» Do this:
Which lines of the records contain "Output"? Collect every one of them.

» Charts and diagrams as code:
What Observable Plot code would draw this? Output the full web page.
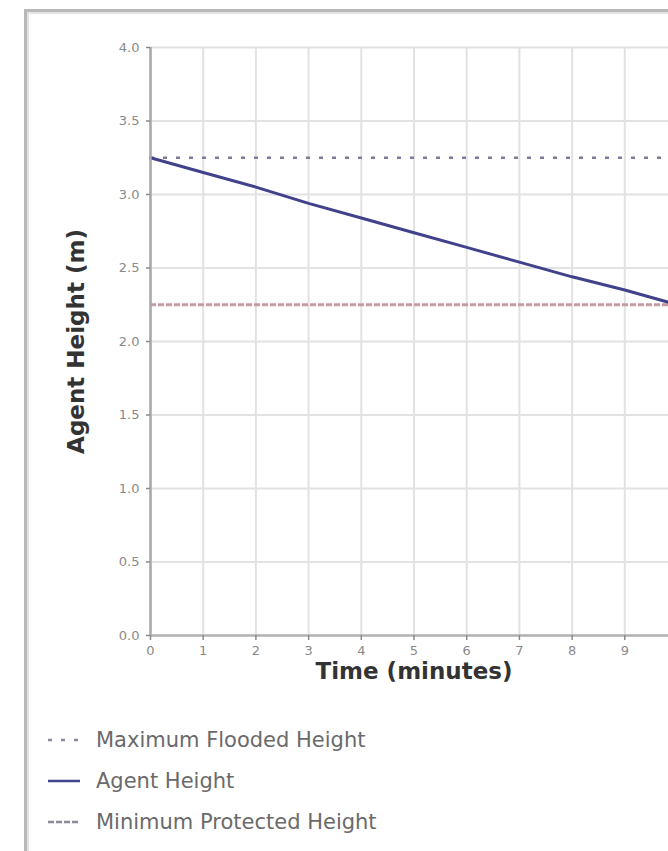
<!DOCTYPE html>
<html><head><meta charset="utf-8">
<script src="https://cdn.jsdelivr.net/npm/d3@7"></script>
<script src="https://cdn.jsdelivr.net/npm/@observablehq/plot@0.6"></script>
<style>
html,body{margin:0;padding:0;background:#fff;width:668px;height:851px;overflow:hidden;position:relative;font-family:"DejaVu Sans",sans-serif;}
#frame{position:absolute;left:24px;top:9px;width:700px;height:900px;border-left:3px solid #b9b9b9;border-top:3px solid #b9b9b9;}
#frame::after{content:"";position:absolute;left:0;top:0;right:0;bottom:0;border-left:2px solid #e4e4e4;border-top:2px solid #e4e4e4;}
#chart{position:absolute;left:0;top:0;width:720px;}
#chart svg{max-width:none !important;}
#legend{position:absolute;left:46px;top:719px;}
.row{display:flex;align-items:center;height:41px;}
.row span{font-family:"DejaVu Sans",sans-serif;font-size:21px;color:#6a6a6a;margin-left:14px;}
</style></head>
<body>
<div id="frame"></div>
<div id="chart"></div>
<div id="legend"></div>
<script>
// ---- data ----
const minutes = [0, 1, 2, 3, 4, 5, 6, 7, 8, 9, 10];
const agentHeight = [3.25, 3.15, 3.05, 2.94, 2.84, 2.74, 2.64, 2.54, 2.44, 2.35, 2.25];
const maxFloodedHeight = [3.25];
const minProtectedHeight = [2.25];
const xTicks = [0, 1, 2, 3, 4, 5, 6, 7, 8, 9, 10];
const yTicks = [0, 0.5, 1, 1.5, 2, 2.5, 3, 3.5, 4];
const seriesNames = ["Maximum Flooded Height", "Agent Height", "Minimum Protected Height"];
const xTitle = "Time (minutes)";
const yTitle = "Agent Height (m)";

// ---- styles ----
const seriesColors = ["#7c7c9c", "#41418c", "#c79aa3"];
const seriesDash = ["4,9", null, "6,2"];
const seriesWidth = [2.5, 3, 3];

const agentData = minutes.map((m, i) => ({minute: m, height: agentHeight[i]}));

const chart = Plot.plot({
  width: 692,
  height: 700,
  marginLeft: 150,
  marginRight: 15,
  marginTop: 47,
  marginBottom: 65,
  style: {fontFamily: "'DejaVu Sans', sans-serif", background: "transparent", overflow: "visible", maxWidth: "none"},
  x: {domain: [0, 10]},
  y: {domain: [0, 4]},
  marks: [
    Plot.gridX(xTicks, {stroke: "#e2e2e2", strokeOpacity: 1, strokeWidth: 2}),
    Plot.gridY(yTicks, {stroke: "#e2e2e2", strokeOpacity: 1, strokeWidth: 2}),
    Plot.ruleY(minProtectedHeight, {stroke: seriesColors[2], strokeWidth: seriesWidth[2], strokeDasharray: seriesDash[2]}),
    Plot.ruleY(maxFloodedHeight, {stroke: seriesColors[0], strokeWidth: seriesWidth[0], strokeDasharray: seriesDash[0]}),
    Plot.line(agentData, {x: "minute", y: "height", stroke: seriesColors[1], strokeWidth: seriesWidth[1]}),
    Plot.ruleX([0], {stroke: "#a9a9a9", strokeWidth: 2.5}),
    Plot.ruleY([0], {stroke: "#b3b3b3", strokeWidth: 2.5}),
    Plot.axisX(xTicks, {tickFormat: "d", tickSize: 5, tickPadding: 5, fontSize: 13, color: "#8a8a8a", strokeWidth: 1.5, label: null}),
    Plot.axisY(yTicks, {tickFormat: ".1f", tickSize: 4, tickPadding: 7, fontSize: 13, color: "#8a8a8a", strokeWidth: 1.5, label: null}),
    Plot.text([xTitle], {frameAnchor: "bottom", dy: 36, fontSize: 23, fontWeight: "bold", fill: "#333", textAnchor: "middle", lineAnchor: "middle"}),
    Plot.text([yTitle], {frameAnchor: "left", dx: -74, rotate: -90, fontSize: 23, fontWeight: "bold", fill: "#333", textAnchor: "middle", lineAnchor: "middle"})
  ]
});
document.getElementById("chart").appendChild(chart);

// ---- legend ----
const legend = d3.select("#legend");
seriesNames.forEach((name, i) => {
  const row = legend.append("div").attr("class", "row");
  const svg = row.append("svg").attr("width", 36).attr("height", 10);
  svg.append("line").attr("x1", 2).attr("x2", 34).attr("y1", 5).attr("y2", 5)
    .attr("stroke", i === 1 ? seriesColors[1] : "#8a8a9a")
    .attr("stroke-width", 2.5)
    .attr("stroke-dasharray", seriesDash[i]);
  row.append("span").text(name);
});
</script>
</body></html>
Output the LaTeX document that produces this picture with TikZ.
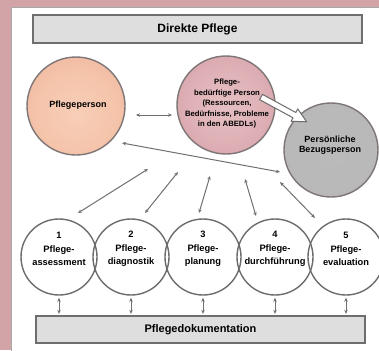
\documentclass[tikz,border=0pt]{standalone}
\usepackage{fontspec}
\setmainfont{Liberation Sans}
\usetikzlibrary{arrows.meta,calc}
\definecolor{bgpink}{HTML}{D2A4A7}
\definecolor{panelline}{HTML}{A9A9A9}
\definecolor{boxfill}{HTML}{DEDEDE}
\definecolor{boxline}{HTML}{6E6E6E}
\definecolor{circline}{HTML}{7E7676}
\definecolor{arrowgray}{HTML}{707070}
\pgfdeclareradialshading{ppshade}{\pgfpoint{0bp}{-5bp}}{rgb(0bp)=(0.97,0.81,0.72); rgb(20bp)=(0.96,0.77,0.67); rgb(50bp)=(0.91,0.65,0.56)}
\pgfdeclareradialshading{pbshade}{\pgfpoint{0bp}{0bp}}{rgb(0bp)=(0.90,0.75,0.76); rgb(20bp)=(0.87,0.69,0.71); rgb(50bp)=(0.78,0.55,0.58)}
\pgfdeclareradialshading{bzshade}{\pgfpoint{0bp}{0bp}}{rgb(0bp)=(0.73,0.73,0.73); rgb(35bp)=(0.72,0.72,0.72); rgb(50bp)=(0.69,0.69,0.69)}
\begin{document}
\begin{tikzpicture}[x=1pt,y=-1pt,
  box/.style={draw=boxline, fill=boxfill, line width=1.3pt, inner sep=0pt},
  bigc/.style={circle, draw=circline, line width=1.4pt, inner sep=0pt},
  stepc/.style={circle, draw=gray!85!black, line width=1.4pt, inner sep=0pt, minimum size=76pt},
  lbl/.style={align=center, inner sep=0pt},
  conn/.style={draw=arrowgray, line width=1pt, {Stealth[length=4pt,width=3.5pt]}-{Stealth[length=4pt,width=3.5pt]}},
]
\useasboundingbox (0,0) rectangle (379,350);
\fill[bgpink] (0,0) rectangle (379,350);
\draw[panelline, fill=white, line width=1pt] (11.5,7.5) rectangle (390,360);

% top and bottom boxes
\node[box, minimum width=329pt, minimum height=28pt, font=\fontsize{12}{14}\selectfont\bfseries] (dp) at (197.5,29) {Direkte Pflege};
\node[box, minimum width=329pt, minimum height=27pt, font=\fontsize{11}{13}\selectfont\bfseries] (doc) at (200.5,329.5) {Pflegedokumentation};

% big circles
\node[bigc, minimum size=98pt, shading=ppshade] (pp) at (76,106) {};
\node[lbl, font=\fontsize{9}{11}\selectfont\bfseries] (ppt) at (78,105) {Pflegeperson};

\node[bigc, minimum size=98pt, shading=pbshade] (pb) at (226,105) {};
\node[lbl, font=\fontsize{7.7}{10.5}\selectfont\bfseries] (pbt) at (227,104) {Pflege-\\bedürftige Person\\(Ressourcen,\\Bedürfnisse, Probleme\\in den ABEDLs)};

\node[bigc, minimum size=94pt, shading=bzshade] (bz) at (331,150) {};
\node[lbl, font=\fontsize{9}{10.5}\selectfont\bfseries] (bzt) at (330,145) {Persönliche\\Bezugsperson};

% block arrow Pflegebedürftige Person -> Bezugsperson
\coordinate (ba1) at (261,97);
\coordinate (ba2) at (307,122);
\begin{scope}[shift={(ba1)}, rotate=-28.5]
  \draw[draw=gray!85!black, fill=white, line width=1pt, line join=round]
    (0,-3) -- (38,-3) -- (38,-7) -- (52,0) -- (38,7) -- (38,3) -- (0,3) -- cycle;
\end{scope}

% arrows between persons
\coordinate (s1) at (136,115);
\coordinate (s2) at (172,115);
\draw[conn] (s1) -- (s2);
\coordinate (l1) at (122,143);
\coordinate (l2) at (280,172);
\draw[conn] (l1) -- (l2);

% process circles
\node[stepc] (c1) at (59,257) {};
\node[stepc] (c2) at (131,257) {};
\node[stepc] (c3) at (203,257) {};
\node[stepc] (c4) at (275,257) {};
\node[stepc] (c5) at (346,257) {};
\begin{scope}[every node/.style={lbl, font=\fontsize{9.3}{13.5}\selectfont\bfseries}]
\node (t1) at (59,249) {1\\Pflege-\\assessment};
\node (t2) at (131,249) {2\\Pflege-\\diagnostik};
\node (t3) at (203,249) {3\\Pflege-\\planung};
\node (t4) at (275,249) {4\\Pflege-\\durchführung};
\node (t5) at (346,249) {5\\Pflege-\\evaluation};
\end{scope}

% arrows from center to process circles
\coordinate (a1) at (148,169); \coordinate (b1) at (78,213);
\coordinate (a2) at (178,172); \coordinate (b2) at (145,213);
\coordinate (a3) at (210,176); \coordinate (b3) at (199,213);
\coordinate (a4) at (245,179); \coordinate (b4) at (256,216);
\coordinate (a5) at (280,182); \coordinate (b5) at (315,218);
\foreach \i in {1,...,5} { \draw[conn] (a\i) -- (b\i); }

% arrows to documentation
\foreach \i in {1,...,5} {
  \draw[conn, line width=0.8pt] ($(c\i.south)+(0,2)$) -- ($(c\i.south |- doc.north)+(0,-1.5)$);
}
\end{tikzpicture}
\end{document}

» Written answer:
What Observable Plot code would draw this? Output the full web page.
Output the LaTeX document that produces this picture with TikZ.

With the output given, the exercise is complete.